On Wednesday, Amazon.com Inc filed a petition asking the FCC for permission to test wireless communications technology in Washington. Business Insider first broke the story this weekend after finding details about the document in the public records.
While Amazon tried to start the tests quietly, online outlets have already started making theories about it.
It does not help that, among the filings’ description, the company lists “fixed-base transmitters and mobile units.”
What many believe is that Amazon is trying to establish a reliable wireless network to control the Prime Air flock of delivery drones, but some rumors suggest the experiments may be the foundation for something even larger.
Amazon test could signal the beginning of U.S. drone deliveries
Neil Woodward, a former NASA astronaut, and head of Amazon Prime Air, was the person who filed the petition to the FCC on behalf of the company.
As chief of the air-based delivery service, Woodward has overseen the successful launch of the drone delivery modality in the United Kingdom, soon expected to hit homes across America.
However, in order to do this, considerable efforts need to be made first.

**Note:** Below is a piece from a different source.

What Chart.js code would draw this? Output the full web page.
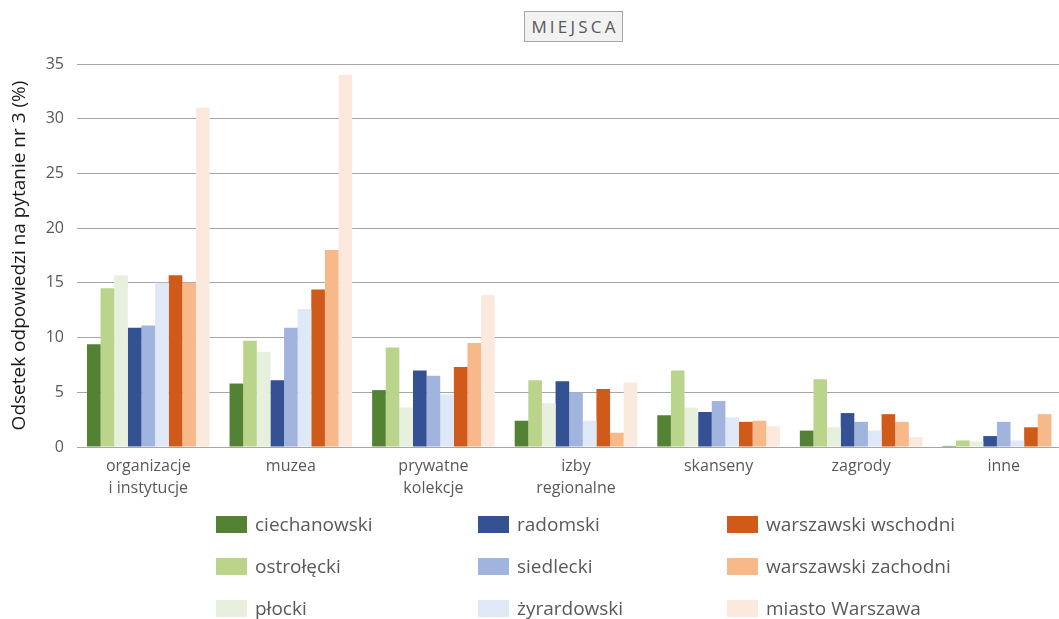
<!DOCTYPE html>
<html lang="pl">
<head>
<meta charset="utf-8">
<script src="https://cdn.jsdelivr.net/npm/chart.js@4"></script>
<style>
  html, body { margin: 0; padding: 0; background: #fff; overflow: hidden; }
  body { width: 1059px; height: 619px; position: relative; font-family: "Open Sans", sans-serif; color: #595959; }
  #wrap { position: absolute; left: 0; top: 0; width: 1075px; height: 619px; }
  #tytul {
    position: absolute; left: 524px; top: 11px; width: 97px; height: 29px;
    border: 1px solid #a6a6a6; background: #f2f2f2;
    font-size: 17px; letter-spacing: 3.2px; line-height: 29px; text-align: center; text-indent: 3px;
  }
  #legenda { position: absolute; left: 0; top: 0; }
  .poz { position: absolute; display: flex; align-items: center; font-size: 19px; white-space: nowrap; height: 24px; }
  .kw { width: 31px; height: 17px; margin-right: 8px; }
</style>
</head>
<body>
<div id="wrap"><canvas id="wykres"></canvas></div>
<div id="tytul">MIEJSCA</div>
<div id="legenda"></div>
<script>
// kategorie (osie X)
const kategorie = [["organizacje", "i instytucje"], "muzea", ["prywatne", "kolekcje"], ["izby", "regionalne"], "skanseny", "zagrody", "inne"];

// podregiony i kolory
const podregiony = ["ciechanowski", "ostrołęcki", "płocki", "radomski", "siedlecki", "żyrardowski", "warszawski wschodni", "warszawski zachodni", "miasto Warszawa"];
const kolory = ["#548235", "#bad48c", "#e7f0dd", "#335193", "#a1b4dd", "#dee8f6", "#cf5a1a", "#f8b98a", "#fce9dd"];

// wartości (%) dla każdego podregionu
const ciechanowski = [9.4, 5.8, 5.2, 2.4, 2.9, 1.5, 0.1];
const ostrolecki   = [14.5, 9.7, 9.1, 6.1, 7.0, 6.2, 0.6];
const plocki       = [15.7, 8.7, 3.6, 4.0, 3.6, 1.8, 0.5];
const radomski     = [10.9, 6.1, 7.0, 6.0, 3.2, 3.1, 1.0];
const siedlecki    = [11.1, 10.9, 6.5, 5.0, 4.2, 2.3, 2.3];
const zyrardowski  = [15.0, 12.6, 4.8, 2.4, 2.7, 1.5, 0.6];
const wWschodni    = [15.7, 14.4, 7.3, 5.3, 2.3, 3.0, 1.8];
const wZachodni    = [15.0, 18.0, 9.5, 1.3, 2.4, 2.3, 3.0];
const warszawa     = [31.0, 34.0, 13.9, 5.9, 1.9, 0.9, 0];

const serie = [ciechanowski, ostrolecki, plocki, radomski, siedlecki, zyrardowski, wWschodni, wZachodni, warszawa];

// ticki osi Y
const tickiY = [0, 5, 10, 15, 20, 25, 30, 35];

const szary = "#595959";
const siatka = "#a6a6a6";

const chart = new Chart(document.getElementById("wykres"), {
  type: "bar",
  data: {
    labels: kategorie,
    datasets: serie.map((d, i) => ({
      label: podregiony[i],
      data: d,
      backgroundColor: kolory[i],
      borderWidth: 0,
      categoryPercentage: 0.86,
      barPercentage: 1
    }))
  },
  options: {
    responsive: true,
    maintainAspectRatio: false,
    animation: false,
    layout: { padding: { top: 64, right: 0, bottom: 0, left: 0 } },
    plugins: {
      legend: { display: false },
      tooltip: { enabled: false }
    },
    scales: {
      x: {
        grid: { display: false, drawTicks: false },
        border: { display: true, color: siatka, width: 1 },
        ticks: { color: szary, font: { family: "Open Sans", size: 16, lineHeight: 1.4 }, padding: 8, maxRotation: 0 },
        afterFit: s => { s.height = 172; }
      },
      y: {
        min: 0, max: 35,
        afterBuildTicks: s => { s.ticks = tickiY.map(v => ({ value: v })); },
        grid: { color: siatka, lineWidth: 1, drawTicks: false },
        border: { display: false },
        ticks: { color: szary, font: { family: "Open Sans", size: 16 }, padding: 13 },
        title: {
          display: true,
          text: "Odsetek odpowiedzi na pytanie nr 3 (%)",
          color: "#1a1a1a",
          font: { family: "Open Sans", size: 19 },
          padding: { top: 8, bottom: 0 }
        },
        afterFit: s => { s.width = 77; }
      }
    }
  }
});

// legenda HTML: 3 kolumny, kolejność kolumnami
const kolX = [216, 478, 727];
const rzY = [524, 566, 608];
const leg = document.getElementById("legenda");
chart.data.datasets.forEach((ds, i) => {
  const el = document.createElement("div");
  el.className = "poz";
  el.style.left = kolX[Math.floor(i / 3)] + "px";
  el.style.top = (rzY[i % 3] - 12) + "px";
  el.innerHTML = '<span class="kw" style="background:' + ds.backgroundColor + '"></span>' + ds.label;
  leg.appendChild(el);
});
</script>
</body>
</html>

Drone flights with commercial purposes require extensive testing since they involve direct contact with third-party civilians and they even need to comply with some FAA regulations.
The trials would last five months, and the transmitters would be active only “five minutes per hour per day per week on any specific channel or band,” according to FCC documents.
Amazon could be planning an Alexa powered smartphone or to become an ISP
While the connections between Neil Woodward, the requirement, and the nature of the tests seem to paint a pretty clear picture, some try not to discard other options in terms of defining the real motives of Amazon.
Some believe Amazon may be thinking about entering the wireless provider game, either as a mobile carrier or a home internet service. A drone-based network does not seem so far-fetched, especially after Google trying out its air balloon-based service and the hybrid Google Fiber.
Others think the online retail giant may be trying a new mobile device different from its Fire tablet lineup: A smartphone. Amazon could be setting up secret tests to avoid revealing information about an Alexa-powered handset, but at this point, that is just a rumor.
More grounded theories suggest Amazon may not go big with a service or a new flagship smartphone at first, but it could be trying out a proprietary network to support mobile connections on brand devices like Kindle e-readers and Fire tablets.